The Legal Aid Board has acknowledged that the franchising of legal aid is too bureaucratic and needs reform.

Speaking at the Legal Action Group conference on legal aid franchising last week, Sir Tim Chessells, chair of the LAB, admitted the current system was imperfect and outlined the board's plans.

He acknowledged criticism that the system was too bureaucratic and expensive and did not measure quality. He added that “the franchising process needs to be improved and developed to make it a more effective quality assurance system”.

The LAB plans to introduce measures to revise and update existing transaction criteria and to incorporate Law Society accreditation and specialist panel needs into the franchising system. Failure to comply with outcome measures, assessing the results of cases, said Chessells, would be used as a signal to carry out a more detailed investigation which may lead to peer assessment by expert lawyers from outside the firm.

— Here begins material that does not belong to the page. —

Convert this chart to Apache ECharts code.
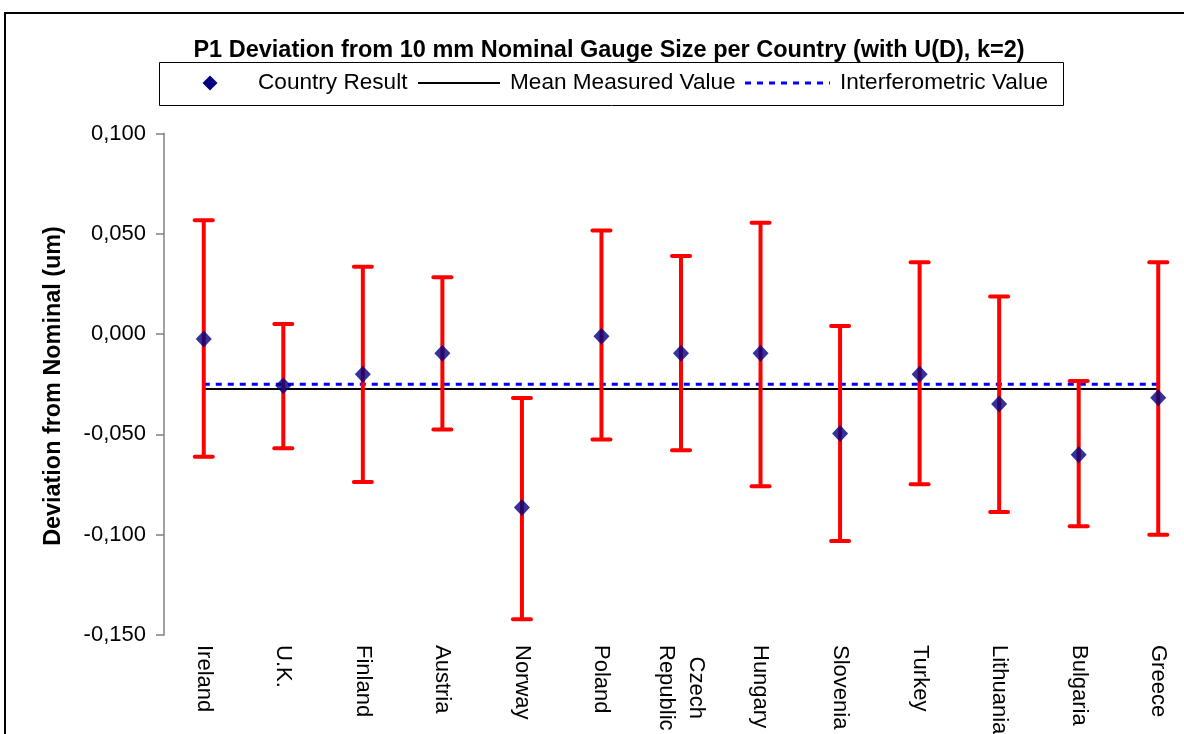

Referring to the imminent publication of the White Paper on legal aid reform, he said the LAB expected to implement different contracting arrangements for rural and urban areas.

“We expect contracting arrangements to be quite different in rural areas where something akin to the existing franchising contract, with cases paid for on an individual basis, may be appropriate.” In urban areas block contracting was likely to apply, he said.

The board says it will extensively pilot contracting arrangements over two to three years.

But practitioners are deeply concerned about the White Paper. Sally Moore, Leigh Day & Co partner and chair of the the Legal Aid Practitioners' Group's Franchise Users Group, said although franchising had aided practice management, its merits were “overshadowed by the looming storm clouds of block funding”.

She said firms faced either franchising or phasing out legal aid work and voiced fears that “a ration scheme will replace the current merits scheme”, that “cherry-picking cases will be inevitable” and that price would become the main factor in awarding contracts.

“What we want are efficient firms who can give specialist advice – with franchising and specialist panels we're moving towards this. To make block contracting pay there will be a shift to quantity not quality.”